In response to the Commission's Report, the New York
State Legislature passed the 1875 Children's Act which ordered the
removal of all children between
the ages of three and sixteen from poorhouses. The children residing
at the Ulster County Poorhousewere subsequently removed to the Susquehanna
Children's Home in Binghamton, NY,
more than 150 miles away. According to the March 2, 1876 New Paltz
Independent (right), thirteen children were to be taken to Susquehanna.
Once there, the children would most likely never see their parents
again. Little four-year-old George Davis
was sent to the Susquehanna Valley Home on April 23, 1877 and was
indentured out a year later. George's indenture would last for 17
more years, when George would have been 21 years old.
By
1880, the children of Ulster County would be sent directly to the
Industrial Home of Kingston (photo below). The Home had been established
in Dec. 1876 "as a house of temporary relief to the Alms House,
which is reported as being now burdened against the law of the state
with a considerable number of children above three years of age."

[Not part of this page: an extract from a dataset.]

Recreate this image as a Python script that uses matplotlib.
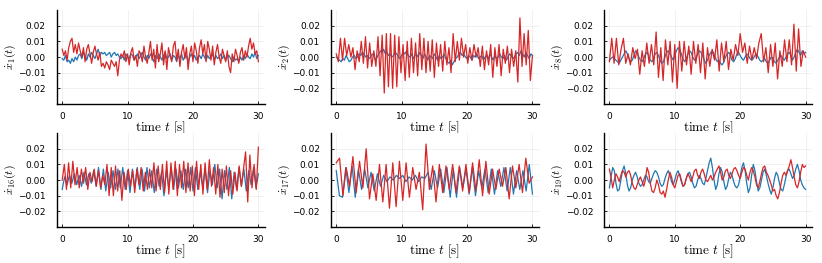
import numpy as np
import matplotlib
matplotlib.use("Agg")
import matplotlib.pyplot as plt

# velocities, in units of 1e-3,
# each series sampled evenly over 0..30 s
x1_blue = [-1, -2, 1, -3, -2, -4, -1, -3, 0, -2, 1, 2, -1, 3, 1, -2, 2, 0, 3, 1, -1,
           2, 5, 1, 3, 2, 3, 1, 2, 3, 0, 2, 3, 1, 2, 0, -1,
           1, -2, 2, 0, -1, 2, 1, -2, 0, 2, -1, 1, 3, 0, -2, 1,
           -1, 2, 0, -3, 1, -1, 2, 0, -2, 1, 3, -1, 0, 2, -2, 1,
           0, -3, 1, -1, 2, -2, 0, 1, -3, 0, 2, -1, 1, -2, 0, 1,
           -1, 2, 0, -2, 1, -1, 0, 2, -2, 1, -1, 0, 2, -1, 1, -2,
           0, 1, -1, -3, 0, -2, -1, -3, 0, -2, 1, -1, 2, 0, -1, 2,
           0, 3, -1, 1]
x1_red = [5, 1, 4, -2, 6, 10, 12, 3, 8, 2, 9, 4, 0, 6, -3, 5, 8, 2, -4, 3, 7,
          2, -2, 3, -6, -4, -7, -3, -5, -8, -2, -4, -6, -3, -12, -2, 2,
          0, 4, -3, 2, -5, 3, 6, -2, 1, -6, 4, 2, -3, 7, 0, -4,
          3, 10, -2, 5, -7, 8, -3, 2, 9, -5, 4, -8, 6, 1, -3, 7,
          10, -2, 5, -6, 3, 8, -1, 6, -8, 2, 7, -3, 9, 4, -4, 6,
          11, 2, 8, -3, 10, 5, -2, 7, -5, 3, 8, 0, -4, 5, 1, -3,
          4, -6, -10, 2, -3, 5, 1, -4, 3, 6, -2, 4, 0, 7, 12, 5,
          9, 2, 4, -3]

x2_blue = [0, -1, -2, -3, -1, -2, 1, -1, -3, -2, 0, 1, -1, 0, 2, 1, 3, 2, 0, 1, -1,
           0, 2, 1, -2, 0, 2, 4, 3, 5, 2, 3, 1, 2, 0, 1, 3, 2, 0, -1, 1,
           3, 2, 4, 1, 0, 2, -1, 1, 2, 0, 3, 1, -1, 2, 0, -2, 1, 0, -1, 2,
           0, -2, 1, -1, 0, 2, -1, -3, -4, -2, -5, -3, -1, 0, 2, 3, 1, 2, 0, -1,
           1, 0, -2, 1, 0, 2, -1, 0, 1, -2, 0, 1, -1, 2, 0, -2, 1, -1, 0, 2,
           0, -1, 1, -2, 0, 2, 1, -1, 0, 2, 3, 1, 4, 2, 0, 3, 1, -1, 2, 1]
x2_red = [2, -3, 12, -2, 12, 1, 8, 0, 6, -8,
          4, -3, 10, -4, 13, -7, 9, -6, 4, -6,
          13, -12, 14, -23, 15, -19, 15, -20, 14, -19,
          13, -10, 8, -15, 10, -13, 12, -10, 9, -12,
          15, -8, 12, -10, 10, -9, 11, -13, 9, -6,
          8, -9, 10, -5, 6, -10, 15, -3, 10, -2,
          12, 0, 8, -4, 6, -2, 8, 0, 6, -6,
          7, -8, 4, -5, 8, -13, 6, -6, 8, -12,
          5, -4, 7, -10, 5, -6, 4, -16, 25, -6,
          15, -5, 17, -15, 1]

x8_blue = [-2, -1, 0, -1, -2, -3, -4, -2, 0, 2, 4, 2, -1, -3, -2, 1, 4, 3, 0, -2, -3,
           -1, 2, 3, 1, -2, -3, -1, 2, 3, 1, -2, -4, -3, 0, 3, 4, 2, 0, -2, 1,
           4, 6, 5, 2, -1, -3, -1, 2, 4, 3, 0, -2, -1, 2, 4, 3, 1, -2, -4, -2,
           1, 3, 4, 2, -1, -3, -2, -4, -5, -3, 0, 2, 3, 1, -2, -3, -1, 2, 3, 1,
           -1, -2, 0, 2, 1, -1, -2, -1, 1, 2, 0, -2, -3, -2, -1, -3, -4, -2, 0, -1,
           -3, -4, -2, 0, 1, -1, -2, 0, 2, 3, 1, -2, 0, 3, 5, 3, 1, 4, 2, 3]
x8_red = [-3, 12, -4, 12, -5, 5, 12, -4, 2, -5,
          6, -1, 5, -11, 4, -6, 9, -4, 8, -5,
          16, -13, 6, -15, 11, -5, 10, -16, 8, -20,
          10, -9, 10, -5, 7, -11, 10, -4, 8, -10,
          9, -14, 6, -6, 5, -2, 11, -9, 9, -3,
          10, -8, 5, -2, 8, 1, 15, 3, 9, -4,
          7, -2, 6, -1, 9, 15, -3, 6, -10, 8,
          -6, 9, -14, 4, -6, 11, -3, 11, -5, 21,
          -9, 18, -6, 4, 0]

x16_blue = [-6, 2, -3, 3, -2, 4, -3, 3, -4, 5,
            -3, 4, -2, 6, -4, 8, -6, 7, -7, 5,
            -5, 6, -6, 7, -5, 8, -6, 6, -8, 7,
            -5, 8, -6, 7, -7, 8, -5, 6, -8, 7,
            -4, 5, -10, 6, -5, 8, -6, 7, -5, 6,
            -6, 7, -5, 8,
            -7, 8, -6, 5, -4, 7, -8, 6, -3, 10,
            -5, 7, -12, 6, -6, 8, -12,
            5, -6, 8, -4, 7, -7, 6, -3, 8, -5, 4]
x16_red = [0, 10, -6, 11, -5, 12, -3, 8, -5, 7,
           -2, 8, -6, 5, -1, 7, -4, 6, -5, 3,
           -3, 10, -10, 8, -10, 9, -7, 6, -13, 5,
           -6, 7, -4, 6, -8, 7, -3, 8, -7, 5,
           -6, 7, -5, 11, -7, 9, -6, 10, -8, 12,
           -9, 11, -6, 12, -10, 10, -5, 12, -8, 11,
           -7, 9, -10, 12, -6, 10, -9, 11, -6, 13,
           -4, 8, -9, 10, -11, 7, -8, 9, -10, 6,
           -9, 5, -7, 9, -4, 7, 18, -14, 16, -5,
           10, -6, 21]

x17_blue = [6, -10, -11, 8, -8, 9, -11, 7, -6, 7,
            -5, 5, -7, 4, -4, 3, -1, 2, 0, 3,
            1, 3, -1, 2, 0, 3, -1, 2, 1, 5,
            -6, 6, -5, 7, -8, 8, -11, 7, -11, 8,
            -5, 7, -9, 8, -10, 6, -5, 7, -8, 7,
            -9, 6, -4, 8, -7, 8, -9, 6, -6, 6,
            -7, 10, -9]
x17_red = [11, 14, -10, 8, -4, 15, -8, 12, -5, 20,
           -12, 4, -13, 10, -14, 10, -18, 11,
           -17, 12, -13, 11, -11, 8, -6, 5, -19, 23,
           -6, 9, -14, 10, -8, 9, -6, 10, -8, 9,
           -7, 10, -8, 11, -7, 13, -10, 12, -9, 7,
           -6, 7, -4, 8, -12, 9, -5, 10, -8, 14,
           -2, 2]

x19_blue = [-5, 2, 8, 6, -2, -7, -6, 0, 6, 9, 4, -3, -7, -5, 0, 3, 5, 2, -2, -4, -3,
            0, 3, 2, -1, -2, 1, 4, 6, 5, 2, -2, -4, -3, 1, 4, 6, 3, -1, -3, 0,
            4, 6, 3, -1, -4, -3, 1, 4, 5, 2, -2, -5, -4, 0, 3, 1, -2, -3, 1, 6,
            11, 14, 8, 0, -6, -3, 4, 8, 5, -1, -6, -4, 1, 5, 3, -1, -4, -5, -3, 2,
            8, 11, 6, -2, -8, -5, 3, 10, 6, -1, -7, -5, 0, 5, 7, 3, -2, -6, -9, -5,
            1, 5, 3, -2, -6, -7, -3, 2, 6, 7, 4, 1, 3, 7, 10, 6, 0, -3, -5, -6]
x19_red = [7, 2, -5, 0, 4, 2, -1, 3, 6, 5, 2, 5, 6, 3, -2, -5, -6, -3, 0, 2, -1,
           -4, 0, 8, 5, -2, -7, -8, -5, 0, -3, -8, -9, -7, -11, -6, 0, 5, 2, -3, -5,
           -1, 3, 4, 0, -4, -3, 1, 4, 2, -1, 2, 6, 7, 3, 1, 5, 7, 4, 0, -1,
           1, 3, 0, 2, 5, 7, 9, 5, 0, 2, 6, 7, 3, 1, 4, 7, 8, 6, 3, 1,
           5, 8, 7, 3, 0, 5, 8, 6, 2, -3, -5, -1, 4, 8, 9, 5, 3, 0, -3, -7,
           -6, -10, -12, -8, -2, 3, 5, 3, 6, 9, 13, 8, 2, -3, -5, -1, 5, 10, 8, 9]

labels = ["1", "2", "8", "16", "17", "19"]
blues = [x1_blue, x2_blue, x8_blue, x16_blue, x17_blue, x19_blue]
reds = [x1_red, x2_red, x8_red, x16_red, x17_red, x19_red]

yticks = [-0.02, -0.01, 0.0, 0.01, 0.02]
ytick_labels = ["\u22120.02", "\u22120.01", "0.00", "0.01", "0.02"]
xticks = [0, 10, 20, 30]

plt.rcParams['mathtext.fontset'] = 'cm'
plt.rcParams['font.family'] = 'DejaVu Sans'

fig = plt.figure(figsize=(8.22, 2.63), dpi=100)

lefts = [0.0693, 0.4027, 0.735]
bottoms = [0.6046, 0.1369]
w, h = 0.253, 0.357

for k in range(6):
    r, c = divmod(k, 3)
    ax = fig.add_axes([lefts[c], bottoms[r], w, h])
    yb = np.array(blues[k]) * 1e-3
    yr = np.array(reds[k]) * 1e-3
    ax.plot(np.linspace(0, 30, len(yb)), yb, color='#1f77b4', lw=0.9)
    ax.plot(np.linspace(0, 30, len(yr)), yr, color='#d62728', lw=0.9)
    ax.set_xlim(-0.8, 31.0)
    ax.set_ylim(-0.03, 0.03)
    ax.set_xticks(xticks)
    ax.set_yticks(yticks)
    ax.set_yticklabels(ytick_labels)
    ax.grid(True, color='black', alpha=0.08, lw=0.5)
    ax.spines['top'].set_visible(False)
    ax.spines['right'].set_visible(False)
    ax.spines['left'].set_linewidth(1.0)
    ax.spines['bottom'].set_linewidth(1.0)
    ax.tick_params(direction='in', length=2.5, width=0.6, labelsize=6.5)
    ax.tick_params(axis='y', pad=8)
    ax.tick_params(axis='x', pad=6)
    ax.set_xlabel(r"$\mathrm{time}\ t\ [\mathrm{s}]$", fontsize=9.5, labelpad=-1)
    ax.set_ylabel(r"$\dot{x}_{%s}(t)$" % labels[k], fontsize=8.5, labelpad=0.5)

fig.savefig("out.png", dpi=100)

By 1886, there were only seven children from Ulster County remaining
at the Susquehanna Home in Binghamton. These children were brought
back to Ulster County during the winter of the same year and admitted
to the Industrial Home in Kingston (left, New Paltz Independent
Feb 11, 1891). Many of the children placed in the Industrial Home
eventually became riders on the Orphan Trains and moved to the Midwest.